Are Americans too dumb for democracy?
Of late, there has been a spate of articles and op-ed pieces that suggest the answer to this question is an emphatic yes: The majority of Americans are simply too hopelessly ignorant to make the kind of intelligent decisions that are necessary to preserve a healthy democratic system.
Judging from the tone of these articles, America is currently suffering not only from an epidemic of obesity, but an epidemic of stupidity.
True, many of these complaints are apt to strike the neutral observer as suspiciously partisan, as when liberals lay the blame for the dumbing down of America on the doorstep of the Republican Party, and especially its Tea Party wing. But some advocates of the “too dumb for democracy” thesis have taken the higher and presumably non-partisan path of objective science—a fact brought to my attention some months ago by an article intriguingly entitled: “People Aren’t Smart Enough for Democracy to Flourish, Scientists Say.” Who were these scientists, and why were they saying such a thing?

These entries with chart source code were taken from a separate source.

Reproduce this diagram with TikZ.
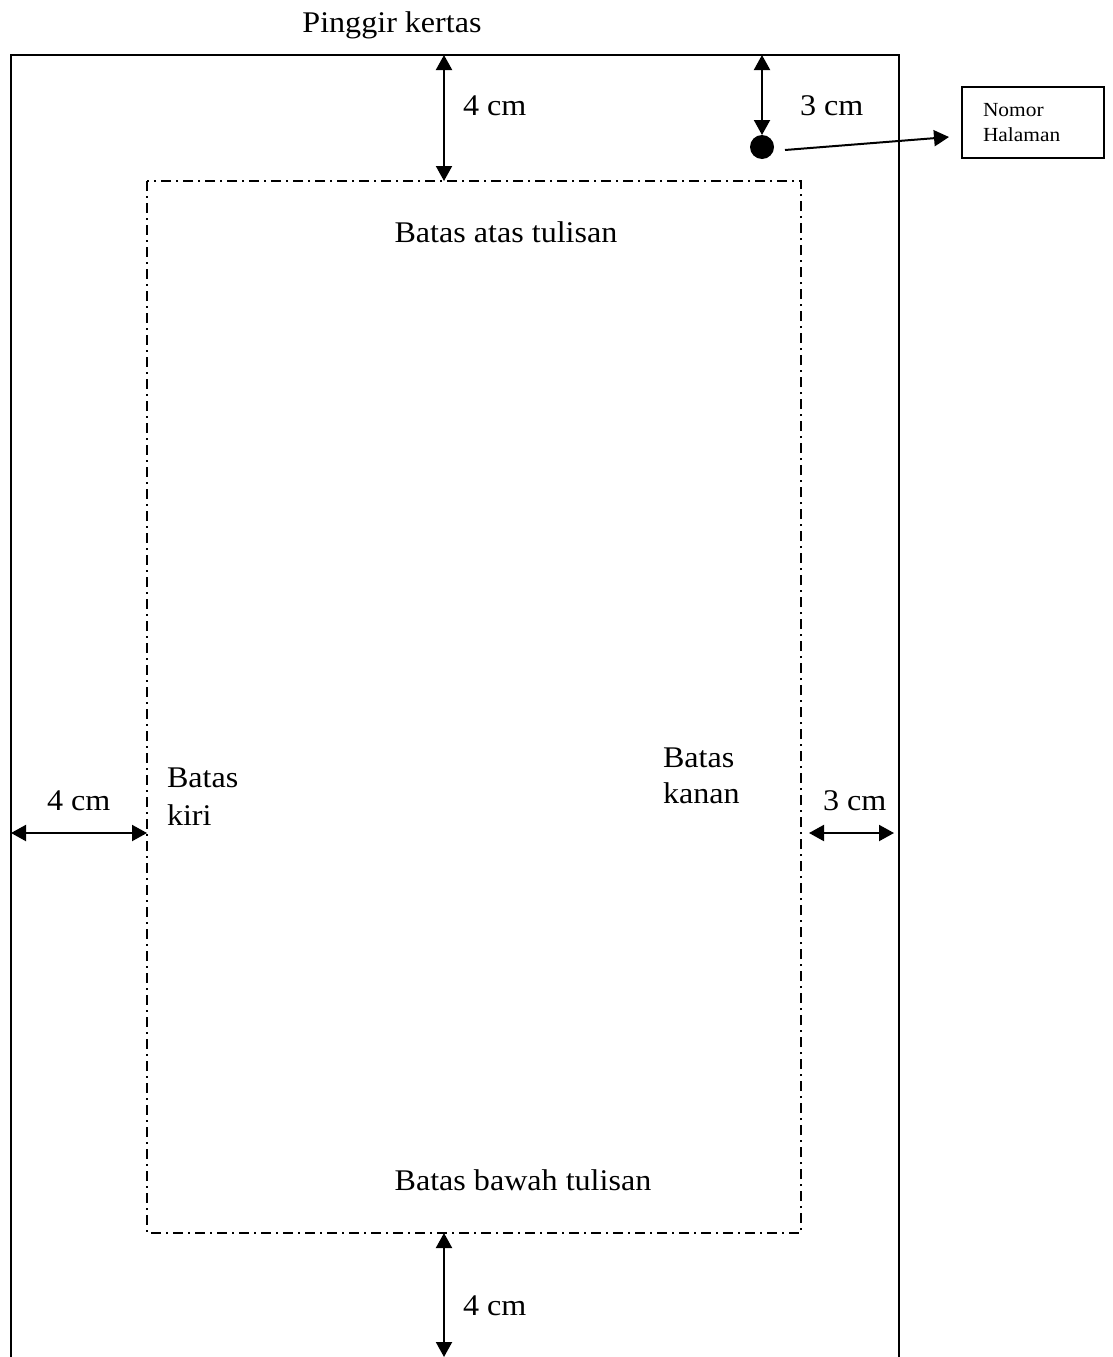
\documentclass[tikz,border=0pt]{standalone}
\usepackage{fontspec}
\setmainfont[FakeStretch=1.07]{Liberation Serif}
\usetikzlibrary{arrows.meta}
\begin{document}
\begin{tikzpicture}[x=1pt,y=-1pt,
  every node/.style={inner sep=0pt, outer sep=0pt},
  lbl/.style={font=\fontsize{30}{37}\selectfont},
  paper/.style={line width=2pt},
  textarea/.style={line width=1.6pt, dash pattern=on 10pt off 5pt on 2pt off 5pt},
  dim/.style={line width=2pt, {Triangle[length=15pt,width=16pt]}-{Triangle[length=15pt,width=16pt]}},
  pointer/.style={line width=2pt, -{Triangle[length=15pt,width=16pt]}},
  numbox/.style={draw, line width=1.5pt, text width=100pt, inner xsep=21pt, minimum height=71pt,
     align=left, font=\fontsize{20}{25}\selectfont}]
\useasboundingbox (0,0) rectangle (1112,1357);
% paper edge
\coordinate (pbl) at (11,1357);
\coordinate (ptl) at (11,55);
\coordinate (ptr) at (899,55);
\coordinate (pbr) at (899,1357);
\draw[paper] (pbl) -- (ptl) -- (ptr) -- (pbr);
% text area
\coordinate (ttl) at (147,181);
\coordinate (tbr) at (801,1233);
\draw[textarea] (ttl) rectangle (tbr);
% top margin
\coordinate (topA) at (444,55);
\coordinate (topB) at (444,181);
\draw[dim] (topA) -- (topB);
\node[lbl, anchor=base west] (t4) at (463,115) {4 cm};
% page number
\node[circle, fill=black, minimum size=24pt] (dot) at (762,147) {};
\coordinate (numA) at (762,55);
\draw[dim] (numA) -- (dot.north);
\node[lbl, anchor=base west] (t3) at (800,115) {3 cm};
\node[numbox] (nomor) at (1033,122.5) {Nomor\\Halaman};
\coordinate (ptrS) at (785,150);
\coordinate (ptrE) at (949,137);
\draw[pointer] (ptrS) -- (ptrE);
% title
\node[lbl, anchor=base] (pinggir) at (392,32) {Pinggir kertas};
\node[lbl, anchor=base] (atas) at (506,242) {Batas atas tulisan};
% left margin
\coordinate (leftA) at (11,833);
\coordinate (leftB) at (147,833);
\draw[dim] (leftA) -- (leftB);
\node[lbl, anchor=base west] (l4) at (47,810) {4 cm};
\node[lbl, anchor=base west] (kiri1) at (167,787) {Batas};
\node[lbl, anchor=base west] (kiri2) at (167,825) {kiri};
% right margin
\coordinate (rightA) at (809,833);
\coordinate (rightB) at (894,833);
\draw[dim] (rightA) -- (rightB);
\node[lbl, anchor=base west] (r3) at (823,810) {3 cm};
\node[lbl, anchor=base west] (kanan1) at (663,767) {Batas};
\node[lbl, anchor=base west] (kanan2) at (663,803) {kanan};
% bottom
\node[lbl, anchor=base] (bawah) at (523,1190) {Batas bawah tulisan};
\coordinate (botA) at (444,1233);
\coordinate (botB) at (444,1357);
\draw[dim] (botA) -- (botB);
\node[lbl, anchor=base west] (b4) at (463,1315) {4 cm};
\end{tikzpicture}
\end{document}
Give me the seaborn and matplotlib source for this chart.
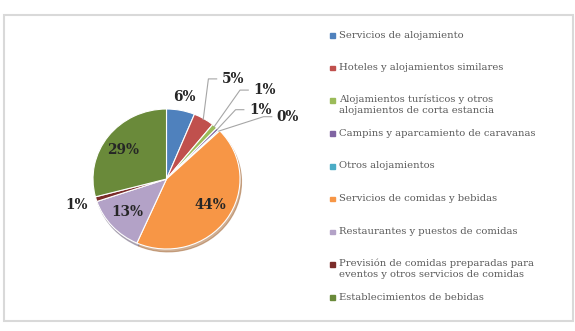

The scientists were a team of psychologists working under Dr. David Dunning of Cornell University, who concluded after their research that “very smart ideas are going to be hard for people to adopt, because most people don’t have the sophistication to recognize how good an idea is.” Because it takes an expert in taxation to intelligently assess the worth of a proposed tax reform, for example, the average person will obviously lack the competence to make a judgment on the reform in question. Worse, he will lack the ability to recognize who the actual experts in the field are, leaving him vulnerable to political charlatans who will appeal to his emotions and not his reason. And what is true of a proposed tax reform will be true of any of the complicated challenges that face a modern nation like our own, from healthcare, to national self-defense, to fiscal policy, to global warming.